Go through the listing below and gather every line with the word "that".

## PROVIDED INFORMATION
+++++

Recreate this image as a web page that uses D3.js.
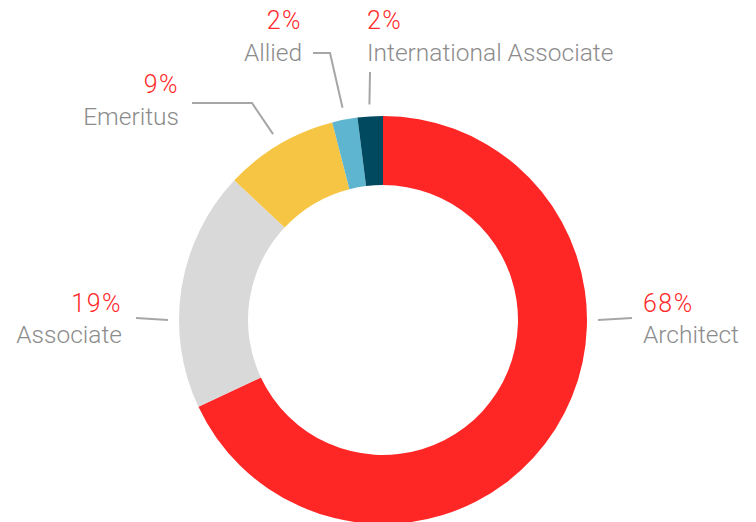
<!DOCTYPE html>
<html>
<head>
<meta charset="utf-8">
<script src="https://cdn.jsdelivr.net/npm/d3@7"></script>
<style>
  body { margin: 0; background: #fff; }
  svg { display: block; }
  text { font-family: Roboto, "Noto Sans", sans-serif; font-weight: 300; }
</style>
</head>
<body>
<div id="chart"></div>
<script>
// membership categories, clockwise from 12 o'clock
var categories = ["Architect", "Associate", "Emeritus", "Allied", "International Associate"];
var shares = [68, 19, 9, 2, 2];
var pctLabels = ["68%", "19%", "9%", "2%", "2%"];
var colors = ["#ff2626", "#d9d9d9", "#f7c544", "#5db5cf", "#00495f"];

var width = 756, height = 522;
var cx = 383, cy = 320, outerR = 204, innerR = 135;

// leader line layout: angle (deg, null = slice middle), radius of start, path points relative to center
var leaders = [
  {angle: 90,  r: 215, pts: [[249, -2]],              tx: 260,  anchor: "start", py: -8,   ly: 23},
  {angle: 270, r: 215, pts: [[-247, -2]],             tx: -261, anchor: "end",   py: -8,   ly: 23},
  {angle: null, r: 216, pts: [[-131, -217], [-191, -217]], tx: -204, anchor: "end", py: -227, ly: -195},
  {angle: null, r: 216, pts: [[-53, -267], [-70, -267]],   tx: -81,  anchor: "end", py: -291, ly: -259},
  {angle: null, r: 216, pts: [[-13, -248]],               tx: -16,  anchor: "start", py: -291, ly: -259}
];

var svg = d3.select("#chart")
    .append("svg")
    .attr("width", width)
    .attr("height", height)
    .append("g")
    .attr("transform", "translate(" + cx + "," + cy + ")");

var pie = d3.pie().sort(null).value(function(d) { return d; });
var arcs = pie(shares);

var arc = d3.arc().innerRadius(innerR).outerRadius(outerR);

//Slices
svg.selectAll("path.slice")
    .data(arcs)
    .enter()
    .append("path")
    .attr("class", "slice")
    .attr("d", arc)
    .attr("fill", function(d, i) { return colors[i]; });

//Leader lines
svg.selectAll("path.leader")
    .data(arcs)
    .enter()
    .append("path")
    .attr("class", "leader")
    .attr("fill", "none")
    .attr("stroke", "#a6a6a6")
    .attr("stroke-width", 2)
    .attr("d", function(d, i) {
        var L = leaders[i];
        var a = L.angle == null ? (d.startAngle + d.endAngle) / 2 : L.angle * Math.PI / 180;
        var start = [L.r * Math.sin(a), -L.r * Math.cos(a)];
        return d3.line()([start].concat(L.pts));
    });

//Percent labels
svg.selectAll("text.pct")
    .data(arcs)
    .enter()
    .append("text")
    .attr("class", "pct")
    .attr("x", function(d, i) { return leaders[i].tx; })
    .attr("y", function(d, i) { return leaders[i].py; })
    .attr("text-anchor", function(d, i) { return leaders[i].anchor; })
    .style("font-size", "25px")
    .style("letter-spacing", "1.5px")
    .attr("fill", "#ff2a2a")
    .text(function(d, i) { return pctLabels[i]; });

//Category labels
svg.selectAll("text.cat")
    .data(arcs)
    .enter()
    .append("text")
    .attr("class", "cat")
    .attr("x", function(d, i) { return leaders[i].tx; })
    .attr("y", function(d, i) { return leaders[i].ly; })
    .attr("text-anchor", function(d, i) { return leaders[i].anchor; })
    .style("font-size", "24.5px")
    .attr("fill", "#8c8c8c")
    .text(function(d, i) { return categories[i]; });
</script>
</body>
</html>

+++++

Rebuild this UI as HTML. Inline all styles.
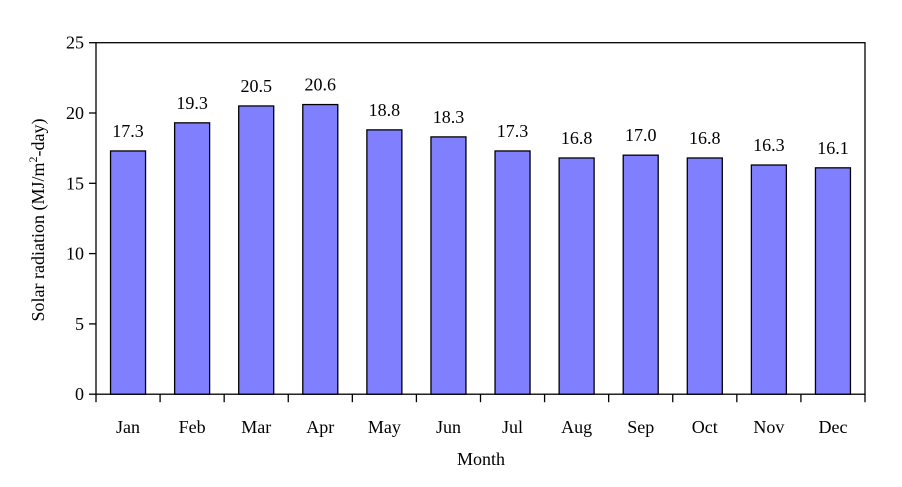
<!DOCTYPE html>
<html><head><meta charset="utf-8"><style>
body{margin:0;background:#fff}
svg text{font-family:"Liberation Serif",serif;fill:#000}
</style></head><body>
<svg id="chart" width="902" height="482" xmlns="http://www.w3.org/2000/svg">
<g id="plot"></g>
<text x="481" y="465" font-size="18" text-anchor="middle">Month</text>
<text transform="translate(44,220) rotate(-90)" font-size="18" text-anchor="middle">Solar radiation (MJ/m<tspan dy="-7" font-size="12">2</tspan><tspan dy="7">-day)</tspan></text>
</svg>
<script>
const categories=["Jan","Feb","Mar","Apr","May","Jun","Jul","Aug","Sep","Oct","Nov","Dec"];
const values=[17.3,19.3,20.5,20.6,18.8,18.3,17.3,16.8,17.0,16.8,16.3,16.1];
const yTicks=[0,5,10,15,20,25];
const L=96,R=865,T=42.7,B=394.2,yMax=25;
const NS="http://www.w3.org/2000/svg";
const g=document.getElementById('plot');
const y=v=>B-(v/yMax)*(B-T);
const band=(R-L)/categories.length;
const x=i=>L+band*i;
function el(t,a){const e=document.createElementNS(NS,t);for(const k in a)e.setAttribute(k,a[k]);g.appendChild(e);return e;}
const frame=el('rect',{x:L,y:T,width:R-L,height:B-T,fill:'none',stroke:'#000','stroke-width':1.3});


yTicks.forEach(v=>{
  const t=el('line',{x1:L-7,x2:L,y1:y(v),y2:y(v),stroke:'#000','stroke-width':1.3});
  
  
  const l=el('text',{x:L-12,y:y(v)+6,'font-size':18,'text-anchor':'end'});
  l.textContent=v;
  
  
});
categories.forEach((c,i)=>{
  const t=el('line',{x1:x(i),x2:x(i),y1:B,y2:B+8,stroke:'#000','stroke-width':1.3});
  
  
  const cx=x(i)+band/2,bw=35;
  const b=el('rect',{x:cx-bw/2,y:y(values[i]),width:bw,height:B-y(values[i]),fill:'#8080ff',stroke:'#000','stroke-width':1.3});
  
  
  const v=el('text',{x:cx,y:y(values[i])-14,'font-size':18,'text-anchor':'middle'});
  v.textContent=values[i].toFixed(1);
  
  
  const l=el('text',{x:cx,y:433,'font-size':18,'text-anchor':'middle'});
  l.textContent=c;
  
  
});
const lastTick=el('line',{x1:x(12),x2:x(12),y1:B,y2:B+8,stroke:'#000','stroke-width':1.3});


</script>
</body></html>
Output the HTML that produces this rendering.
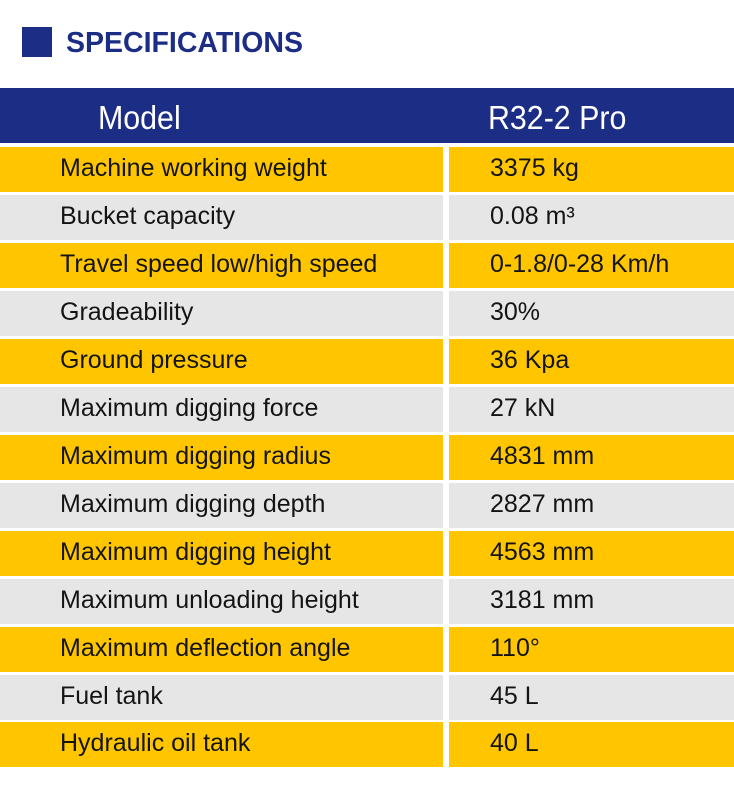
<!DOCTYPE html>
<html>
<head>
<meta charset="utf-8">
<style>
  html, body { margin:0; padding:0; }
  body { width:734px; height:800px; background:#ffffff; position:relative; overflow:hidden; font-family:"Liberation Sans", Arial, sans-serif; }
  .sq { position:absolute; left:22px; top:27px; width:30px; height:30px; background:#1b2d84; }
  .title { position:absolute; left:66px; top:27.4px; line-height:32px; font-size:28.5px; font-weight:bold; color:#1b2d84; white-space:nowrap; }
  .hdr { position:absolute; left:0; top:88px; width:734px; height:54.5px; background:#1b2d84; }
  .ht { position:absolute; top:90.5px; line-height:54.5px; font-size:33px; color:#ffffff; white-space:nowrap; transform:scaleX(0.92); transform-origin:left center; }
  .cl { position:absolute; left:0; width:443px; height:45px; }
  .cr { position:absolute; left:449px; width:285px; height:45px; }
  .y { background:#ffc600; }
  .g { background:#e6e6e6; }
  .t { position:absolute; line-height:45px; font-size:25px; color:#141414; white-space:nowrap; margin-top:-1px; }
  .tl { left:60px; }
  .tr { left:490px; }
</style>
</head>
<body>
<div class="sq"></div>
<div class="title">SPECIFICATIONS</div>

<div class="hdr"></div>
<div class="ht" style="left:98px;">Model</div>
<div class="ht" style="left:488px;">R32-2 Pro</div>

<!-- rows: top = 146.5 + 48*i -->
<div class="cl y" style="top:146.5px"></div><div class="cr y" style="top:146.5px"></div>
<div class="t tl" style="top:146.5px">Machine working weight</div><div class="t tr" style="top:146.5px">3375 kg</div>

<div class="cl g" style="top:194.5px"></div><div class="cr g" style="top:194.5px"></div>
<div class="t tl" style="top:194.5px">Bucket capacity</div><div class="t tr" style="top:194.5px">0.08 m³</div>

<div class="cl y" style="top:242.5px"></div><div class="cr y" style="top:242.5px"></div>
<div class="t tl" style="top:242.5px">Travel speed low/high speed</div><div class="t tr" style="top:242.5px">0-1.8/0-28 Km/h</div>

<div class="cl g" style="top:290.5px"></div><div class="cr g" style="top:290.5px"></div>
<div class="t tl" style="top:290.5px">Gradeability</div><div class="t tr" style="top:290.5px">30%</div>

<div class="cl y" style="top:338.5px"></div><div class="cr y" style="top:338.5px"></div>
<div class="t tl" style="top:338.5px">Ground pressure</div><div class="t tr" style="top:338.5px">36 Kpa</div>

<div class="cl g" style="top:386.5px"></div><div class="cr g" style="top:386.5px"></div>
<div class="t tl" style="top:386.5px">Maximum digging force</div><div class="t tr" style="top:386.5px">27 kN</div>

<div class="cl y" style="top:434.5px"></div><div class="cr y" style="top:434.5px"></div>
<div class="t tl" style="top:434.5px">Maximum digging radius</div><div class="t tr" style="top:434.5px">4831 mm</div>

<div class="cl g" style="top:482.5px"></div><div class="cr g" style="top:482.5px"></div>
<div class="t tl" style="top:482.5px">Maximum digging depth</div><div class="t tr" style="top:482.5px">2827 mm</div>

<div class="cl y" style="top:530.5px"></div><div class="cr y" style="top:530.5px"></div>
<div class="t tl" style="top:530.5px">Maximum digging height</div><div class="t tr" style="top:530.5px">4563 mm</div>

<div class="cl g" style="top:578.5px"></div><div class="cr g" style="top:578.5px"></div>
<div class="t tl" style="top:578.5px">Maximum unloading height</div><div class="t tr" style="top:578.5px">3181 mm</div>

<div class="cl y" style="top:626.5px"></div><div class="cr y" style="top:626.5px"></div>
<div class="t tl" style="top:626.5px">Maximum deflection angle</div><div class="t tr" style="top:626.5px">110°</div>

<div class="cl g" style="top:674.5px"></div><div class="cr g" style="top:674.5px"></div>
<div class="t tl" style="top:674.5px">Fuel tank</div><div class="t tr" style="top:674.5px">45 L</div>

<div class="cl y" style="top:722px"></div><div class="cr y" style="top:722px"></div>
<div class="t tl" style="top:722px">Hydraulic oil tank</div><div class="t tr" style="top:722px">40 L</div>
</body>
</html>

+++++

## ANSWER TO THE PROBLEM
Recreate this image as a web page that uses D3.js.
Output the HTML that produces this rendering.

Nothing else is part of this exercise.